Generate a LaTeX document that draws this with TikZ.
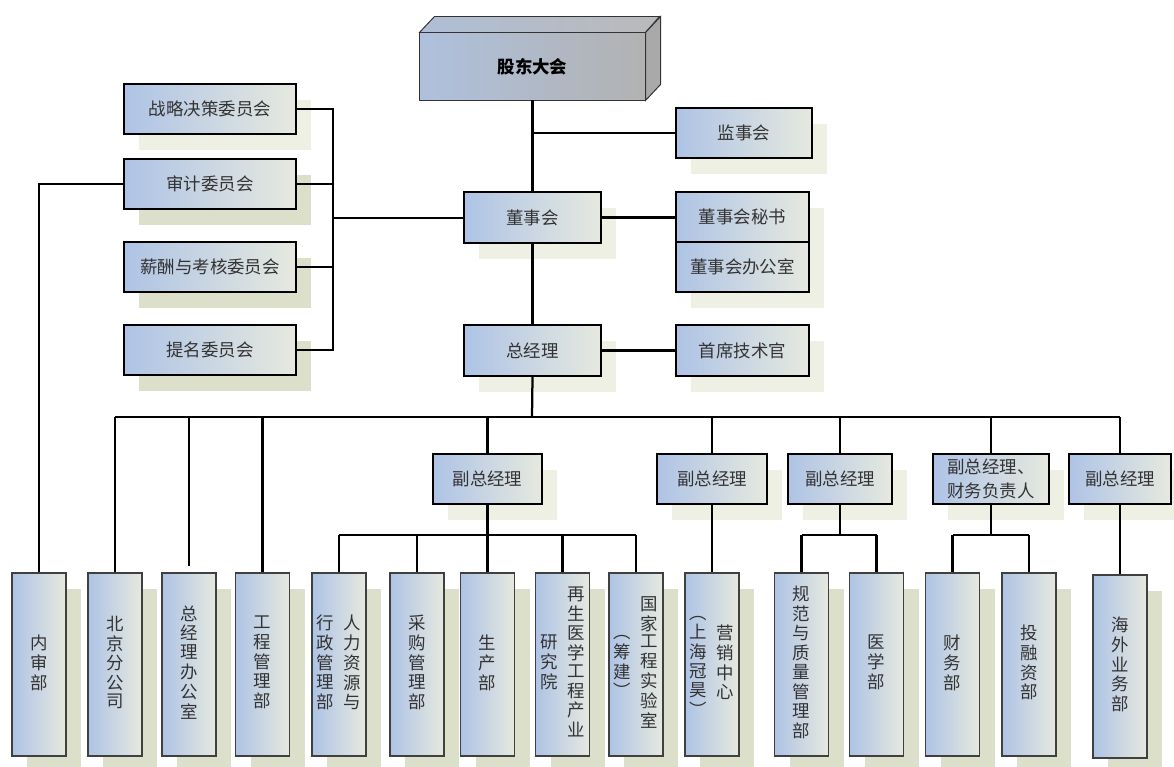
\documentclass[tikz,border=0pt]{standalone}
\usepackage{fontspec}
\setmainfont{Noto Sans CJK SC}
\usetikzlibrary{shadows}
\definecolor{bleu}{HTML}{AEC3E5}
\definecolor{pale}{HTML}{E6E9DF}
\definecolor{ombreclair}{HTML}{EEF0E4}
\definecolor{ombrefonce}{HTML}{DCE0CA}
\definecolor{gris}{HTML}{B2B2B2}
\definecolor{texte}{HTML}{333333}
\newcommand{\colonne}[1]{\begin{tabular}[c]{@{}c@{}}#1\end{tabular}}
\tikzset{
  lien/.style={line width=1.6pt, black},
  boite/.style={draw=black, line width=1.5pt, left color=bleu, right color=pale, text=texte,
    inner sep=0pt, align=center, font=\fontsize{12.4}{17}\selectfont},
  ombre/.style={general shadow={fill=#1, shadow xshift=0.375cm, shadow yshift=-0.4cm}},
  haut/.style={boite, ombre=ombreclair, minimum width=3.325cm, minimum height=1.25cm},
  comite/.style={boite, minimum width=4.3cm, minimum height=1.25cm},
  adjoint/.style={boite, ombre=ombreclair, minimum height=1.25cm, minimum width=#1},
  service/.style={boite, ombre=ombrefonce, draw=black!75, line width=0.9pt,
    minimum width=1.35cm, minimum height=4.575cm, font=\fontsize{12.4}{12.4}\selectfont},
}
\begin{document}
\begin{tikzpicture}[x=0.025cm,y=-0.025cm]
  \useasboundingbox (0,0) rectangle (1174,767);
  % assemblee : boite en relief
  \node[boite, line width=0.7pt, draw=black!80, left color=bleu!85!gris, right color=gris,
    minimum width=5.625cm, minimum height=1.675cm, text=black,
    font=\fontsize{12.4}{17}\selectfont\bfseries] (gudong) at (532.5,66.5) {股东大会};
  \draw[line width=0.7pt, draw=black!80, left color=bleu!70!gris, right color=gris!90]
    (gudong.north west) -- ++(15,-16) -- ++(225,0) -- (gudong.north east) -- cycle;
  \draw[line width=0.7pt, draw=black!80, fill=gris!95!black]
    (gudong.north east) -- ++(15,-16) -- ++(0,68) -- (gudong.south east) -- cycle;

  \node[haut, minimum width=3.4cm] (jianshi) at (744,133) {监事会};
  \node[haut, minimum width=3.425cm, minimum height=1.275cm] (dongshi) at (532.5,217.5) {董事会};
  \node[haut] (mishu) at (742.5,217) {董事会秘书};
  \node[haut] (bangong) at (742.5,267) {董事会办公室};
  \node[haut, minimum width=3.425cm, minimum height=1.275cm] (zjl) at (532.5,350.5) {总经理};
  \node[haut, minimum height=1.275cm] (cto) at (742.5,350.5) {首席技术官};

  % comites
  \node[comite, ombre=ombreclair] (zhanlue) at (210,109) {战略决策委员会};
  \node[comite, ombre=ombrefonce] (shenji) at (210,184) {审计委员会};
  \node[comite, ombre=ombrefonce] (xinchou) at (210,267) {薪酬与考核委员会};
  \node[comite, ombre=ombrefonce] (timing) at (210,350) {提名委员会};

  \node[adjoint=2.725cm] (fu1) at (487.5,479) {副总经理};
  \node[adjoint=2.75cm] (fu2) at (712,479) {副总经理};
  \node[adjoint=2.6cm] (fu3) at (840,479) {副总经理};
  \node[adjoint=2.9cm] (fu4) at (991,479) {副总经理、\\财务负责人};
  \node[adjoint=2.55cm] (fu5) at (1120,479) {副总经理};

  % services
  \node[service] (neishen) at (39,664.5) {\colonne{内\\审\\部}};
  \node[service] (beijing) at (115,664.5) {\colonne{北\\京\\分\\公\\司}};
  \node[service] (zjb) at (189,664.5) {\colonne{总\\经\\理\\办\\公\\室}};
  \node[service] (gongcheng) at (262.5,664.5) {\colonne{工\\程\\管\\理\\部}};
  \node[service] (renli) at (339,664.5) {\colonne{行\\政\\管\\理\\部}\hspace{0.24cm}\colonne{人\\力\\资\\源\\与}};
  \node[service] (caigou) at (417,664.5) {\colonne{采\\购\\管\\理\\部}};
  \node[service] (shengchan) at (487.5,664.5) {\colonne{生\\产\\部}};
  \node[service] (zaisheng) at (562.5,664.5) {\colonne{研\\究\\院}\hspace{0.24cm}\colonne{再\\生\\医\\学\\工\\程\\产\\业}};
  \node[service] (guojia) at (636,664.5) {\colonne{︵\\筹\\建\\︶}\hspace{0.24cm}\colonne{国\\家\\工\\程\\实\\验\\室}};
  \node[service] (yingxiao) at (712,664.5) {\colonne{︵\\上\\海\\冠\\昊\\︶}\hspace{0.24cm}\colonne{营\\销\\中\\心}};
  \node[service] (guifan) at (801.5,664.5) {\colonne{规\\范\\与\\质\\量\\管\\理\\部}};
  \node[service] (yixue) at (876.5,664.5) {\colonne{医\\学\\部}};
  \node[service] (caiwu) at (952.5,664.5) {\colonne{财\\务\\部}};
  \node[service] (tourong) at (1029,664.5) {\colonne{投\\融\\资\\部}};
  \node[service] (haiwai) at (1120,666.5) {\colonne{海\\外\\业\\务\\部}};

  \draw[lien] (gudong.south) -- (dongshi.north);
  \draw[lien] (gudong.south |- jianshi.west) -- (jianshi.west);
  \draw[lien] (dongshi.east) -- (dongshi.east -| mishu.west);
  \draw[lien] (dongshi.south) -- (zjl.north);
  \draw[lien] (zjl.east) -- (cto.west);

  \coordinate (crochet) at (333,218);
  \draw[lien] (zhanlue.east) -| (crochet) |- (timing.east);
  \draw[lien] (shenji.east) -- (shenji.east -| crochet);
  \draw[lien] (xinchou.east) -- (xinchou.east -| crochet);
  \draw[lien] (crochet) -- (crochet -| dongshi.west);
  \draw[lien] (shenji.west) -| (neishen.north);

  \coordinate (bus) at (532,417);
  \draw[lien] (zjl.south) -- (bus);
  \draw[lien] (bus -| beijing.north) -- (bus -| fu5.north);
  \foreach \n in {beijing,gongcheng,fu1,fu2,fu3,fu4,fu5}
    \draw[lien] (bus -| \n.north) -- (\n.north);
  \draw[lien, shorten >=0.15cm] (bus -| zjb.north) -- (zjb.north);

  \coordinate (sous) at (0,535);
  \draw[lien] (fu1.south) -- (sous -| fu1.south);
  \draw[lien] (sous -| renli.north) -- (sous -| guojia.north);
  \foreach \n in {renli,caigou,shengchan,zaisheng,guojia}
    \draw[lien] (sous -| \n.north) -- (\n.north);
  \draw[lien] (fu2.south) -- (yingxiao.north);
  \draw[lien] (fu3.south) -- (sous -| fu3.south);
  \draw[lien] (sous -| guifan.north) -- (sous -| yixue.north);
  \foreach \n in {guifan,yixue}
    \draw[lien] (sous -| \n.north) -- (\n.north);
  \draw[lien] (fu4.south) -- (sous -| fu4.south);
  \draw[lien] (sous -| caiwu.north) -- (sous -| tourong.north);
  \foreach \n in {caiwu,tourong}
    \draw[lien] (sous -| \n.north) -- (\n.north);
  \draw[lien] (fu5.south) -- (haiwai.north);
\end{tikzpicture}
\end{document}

##############################

Give every line above again exactly, with no pictures.

_Solution for this problem:_
Generate a LaTeX document that draws this with TikZ.
\documentclass[tikz,border=0pt]{standalone}
\usepackage{fontspec}
\setmainfont{Noto Sans CJK SC}
\usetikzlibrary{shadows}
\definecolor{bleu}{HTML}{AEC3E5}
\definecolor{pale}{HTML}{E6E9DF}
\definecolor{ombreclair}{HTML}{EEF0E4}
\definecolor{ombrefonce}{HTML}{DCE0CA}
\definecolor{gris}{HTML}{B2B2B2}
\definecolor{texte}{HTML}{333333}
\newcommand{\colonne}[1]{\begin{tabular}[c]{@{}c@{}}#1\end{tabular}}
\tikzset{
  lien/.style={line width=1.6pt, black},
  boite/.style={draw=black, line width=1.5pt, left color=bleu, right color=pale, text=texte,
    inner sep=0pt, align=center, font=\fontsize{12.4}{17}\selectfont},
  ombre/.style={general shadow={fill=#1, shadow xshift=0.375cm, shadow yshift=-0.4cm}},
  haut/.style={boite, ombre=ombreclair, minimum width=3.325cm, minimum height=1.25cm},
  comite/.style={boite, minimum width=4.3cm, minimum height=1.25cm},
  adjoint/.style={boite, ombre=ombreclair, minimum height=1.25cm, minimum width=#1},
  service/.style={boite, ombre=ombrefonce, draw=black!75, line width=0.9pt,
    minimum width=1.35cm, minimum height=4.575cm, font=\fontsize{12.4}{12.4}\selectfont},
}
\begin{document}
\begin{tikzpicture}[x=0.025cm,y=-0.025cm]
  \useasboundingbox (0,0) rectangle (1174,767);
  % assemblee : boite en relief
  \node[boite, line width=0.7pt, draw=black!80, left color=bleu!85!gris, right color=gris,
    minimum width=5.625cm, minimum height=1.675cm, text=black,
    font=\fontsize{12.4}{17}\selectfont\bfseries] (gudong) at (532.5,66.5) {股东大会};
  \draw[line width=0.7pt, draw=black!80, left color=bleu!70!gris, right color=gris!90]
    (gudong.north west) -- ++(15,-16) -- ++(225,0) -- (gudong.north east) -- cycle;
  \draw[line width=0.7pt, draw=black!80, fill=gris!95!black]
    (gudong.north east) -- ++(15,-16) -- ++(0,68) -- (gudong.south east) -- cycle;

  \node[haut, minimum width=3.4cm] (jianshi) at (744,133) {监事会};
  \node[haut, minimum width=3.425cm, minimum height=1.275cm] (dongshi) at (532.5,217.5) {董事会};
  \node[haut] (mishu) at (742.5,217) {董事会秘书};
  \node[haut] (bangong) at (742.5,267) {董事会办公室};
  \node[haut, minimum width=3.425cm, minimum height=1.275cm] (zjl) at (532.5,350.5) {总经理};
  \node[haut, minimum height=1.275cm] (cto) at (742.5,350.5) {首席技术官};

  % comites
  \node[comite, ombre=ombreclair] (zhanlue) at (210,109) {战略决策委员会};
  \node[comite, ombre=ombrefonce] (shenji) at (210,184) {审计委员会};
  \node[comite, ombre=ombrefonce] (xinchou) at (210,267) {薪酬与考核委员会};
  \node[comite, ombre=ombrefonce] (timing) at (210,350) {提名委员会};

  \node[adjoint=2.725cm] (fu1) at (487.5,479) {副总经理};
  \node[adjoint=2.75cm] (fu2) at (712,479) {副总经理};
  \node[adjoint=2.6cm] (fu3) at (840,479) {副总经理};
  \node[adjoint=2.9cm] (fu4) at (991,479) {副总经理、\\财务负责人};
  \node[adjoint=2.55cm] (fu5) at (1120,479) {副总经理};

  % services
  \node[service] (neishen) at (39,664.5) {\colonne{内\\审\\部}};
  \node[service] (beijing) at (115,664.5) {\colonne{北\\京\\分\\公\\司}};
  \node[service] (zjb) at (189,664.5) {\colonne{总\\经\\理\\办\\公\\室}};
  \node[service] (gongcheng) at (262.5,664.5) {\colonne{工\\程\\管\\理\\部}};
  \node[service] (renli) at (339,664.5) {\colonne{行\\政\\管\\理\\部}\hspace{0.24cm}\colonne{人\\力\\资\\源\\与}};
  \node[service] (caigou) at (417,664.5) {\colonne{采\\购\\管\\理\\部}};
  \node[service] (shengchan) at (487.5,664.5) {\colonne{生\\产\\部}};
  \node[service] (zaisheng) at (562.5,664.5) {\colonne{研\\究\\院}\hspace{0.24cm}\colonne{再\\生\\医\\学\\工\\程\\产\\业}};
  \node[service] (guojia) at (636,664.5) {\colonne{︵\\筹\\建\\︶}\hspace{0.24cm}\colonne{国\\家\\工\\程\\实\\验\\室}};
  \node[service] (yingxiao) at (712,664.5) {\colonne{︵\\上\\海\\冠\\昊\\︶}\hspace{0.24cm}\colonne{营\\销\\中\\心}};
  \node[service] (guifan) at (801.5,664.5) {\colonne{规\\范\\与\\质\\量\\管\\理\\部}};
  \node[service] (yixue) at (876.5,664.5) {\colonne{医\\学\\部}};
  \node[service] (caiwu) at (952.5,664.5) {\colonne{财\\务\\部}};
  \node[service] (tourong) at (1029,664.5) {\colonne{投\\融\\资\\部}};
  \node[service] (haiwai) at (1120,666.5) {\colonne{海\\外\\业\\务\\部}};

  \draw[lien] (gudong.south) -- (dongshi.north);
  \draw[lien] (gudong.south |- jianshi.west) -- (jianshi.west);
  \draw[lien] (dongshi.east) -- (dongshi.east -| mishu.west);
  \draw[lien] (dongshi.south) -- (zjl.north);
  \draw[lien] (zjl.east) -- (cto.west);

  \coordinate (crochet) at (333,218);
  \draw[lien] (zhanlue.east) -| (crochet) |- (timing.east);
  \draw[lien] (shenji.east) -- (shenji.east -| crochet);
  \draw[lien] (xinchou.east) -- (xinchou.east -| crochet);
  \draw[lien] (crochet) -- (crochet -| dongshi.west);
  \draw[lien] (shenji.west) -| (neishen.north);

  \coordinate (bus) at (532,417);
  \draw[lien] (zjl.south) -- (bus);
  \draw[lien] (bus -| beijing.north) -- (bus -| fu5.north);
  \foreach \n in {beijing,gongcheng,fu1,fu2,fu3,fu4,fu5}
    \draw[lien] (bus -| \n.north) -- (\n.north);
  \draw[lien, shorten >=0.15cm] (bus -| zjb.north) -- (zjb.north);

  \coordinate (sous) at (0,535);
  \draw[lien] (fu1.south) -- (sous -| fu1.south);
  \draw[lien] (sous -| renli.north) -- (sous -| guojia.north);
  \foreach \n in {renli,caigou,shengchan,zaisheng,guojia}
    \draw[lien] (sous -| \n.north) -- (\n.north);
  \draw[lien] (fu2.south) -- (yingxiao.north);
  \draw[lien] (fu3.south) -- (sous -| fu3.south);
  \draw[lien] (sous -| guifan.north) -- (sous -| yixue.north);
  \foreach \n in {guifan,yixue}
    \draw[lien] (sous -| \n.north) -- (\n.north);
  \draw[lien] (fu4.south) -- (sous -| fu4.south);
  \draw[lien] (sous -| caiwu.north) -- (sous -| tourong.north);
  \foreach \n in {caiwu,tourong}
    \draw[lien] (sous -| \n.north) -- (\n.north);
  \draw[lien] (fu5.south) -- (haiwai.north);
\end{tikzpicture}
\end{document}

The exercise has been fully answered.